Allosteric modulation of 5-HT(1A) receptors by zinc: Binding studies

5-HT_1A receptors were studied via [³H]WAY-100635 and [³H]8-OH-DPAT binding to rat brain cortical membranes. We characterized the effect of zinc (Zn²⁺) on the binding properties of the 5-HT_1A receptor. The allosteric ternary complex model was applied to determine the dissociation constant (K_A) of Zn²⁺ and their cooperativity factors (α) affecting the dissociation constants (K_D, K_i) of [³H]WAY-100635, [³H]8-OH-DPAT, and serotonin (5-HT), the endogenous neurotransmitter.
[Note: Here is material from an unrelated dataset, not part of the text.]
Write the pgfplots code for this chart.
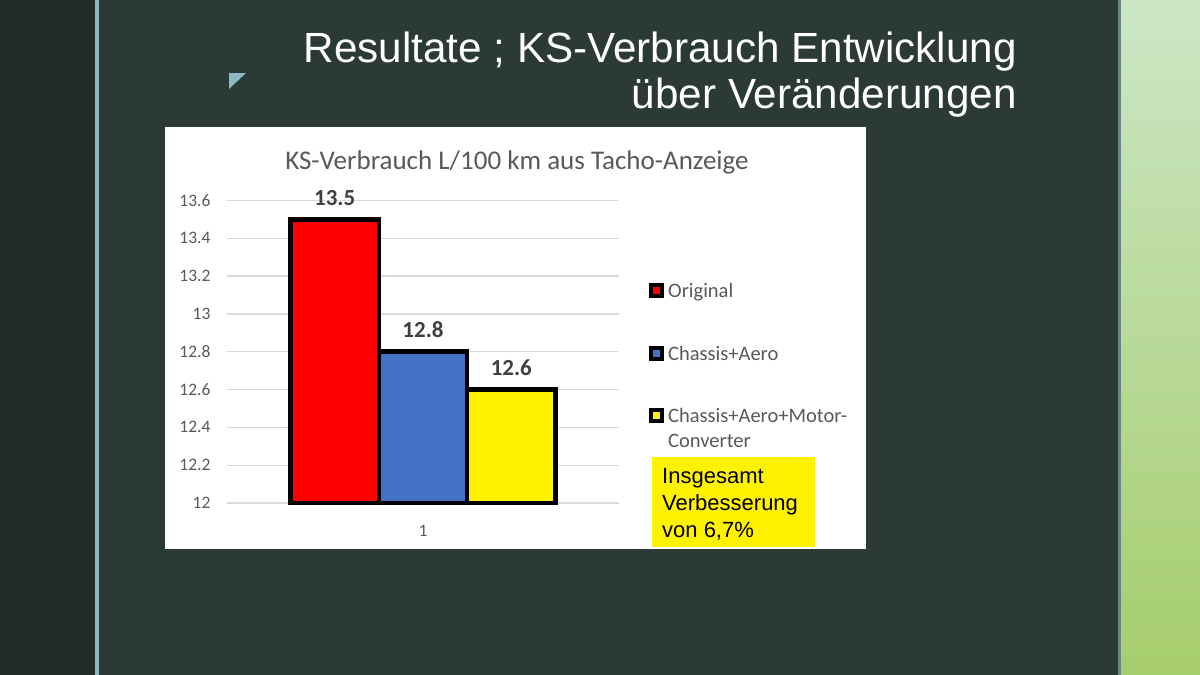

Zn²⁺ (5 μM-1 mM) inhibited the binding of agonist/antagonist to 5-HT1A receptors, mostly by decreasing both the ligands' affinity and the maximal number of sites. In [³⁵S]GTPγS binding assays Zn²⁺ behaved as insourmountable antagonist of 5-HT1A receptors, in agreement with radioligand binding assays. The residues involved in the formation of the inhibitory binding site on the 5-HT1A receptor were assessed by using N-ethyl-maleimide (NEM) or diethylpyrocarbonate (DEPC) which modify preferentially cysteine and histidine residues, respectively. Exposure to both agents did not block the negative allosteric effects of Zn²⁺ on agonist and antagonist binding. Our findings represent the first quantitative analysis of allosteric binding interactions for 5-HT_1A receptors. The physiological significance of Zn²⁺ modulation of 5-HT_1A receptors is unclear, but the colocalization of 5-HT_1A receptors and Zn²⁺ in the nervous system (e.g. in the hippocampus and cerebral cortex) suggests that Zn²⁺ released at nerve terminals may modulate signals generated by the 5-HT_1A receptors in vivo. Finally, these findings suggest that synaptic Zn²⁺ may be a factor influencing the effectiveness of therapies that rely on 5-HT_1A receptor activity.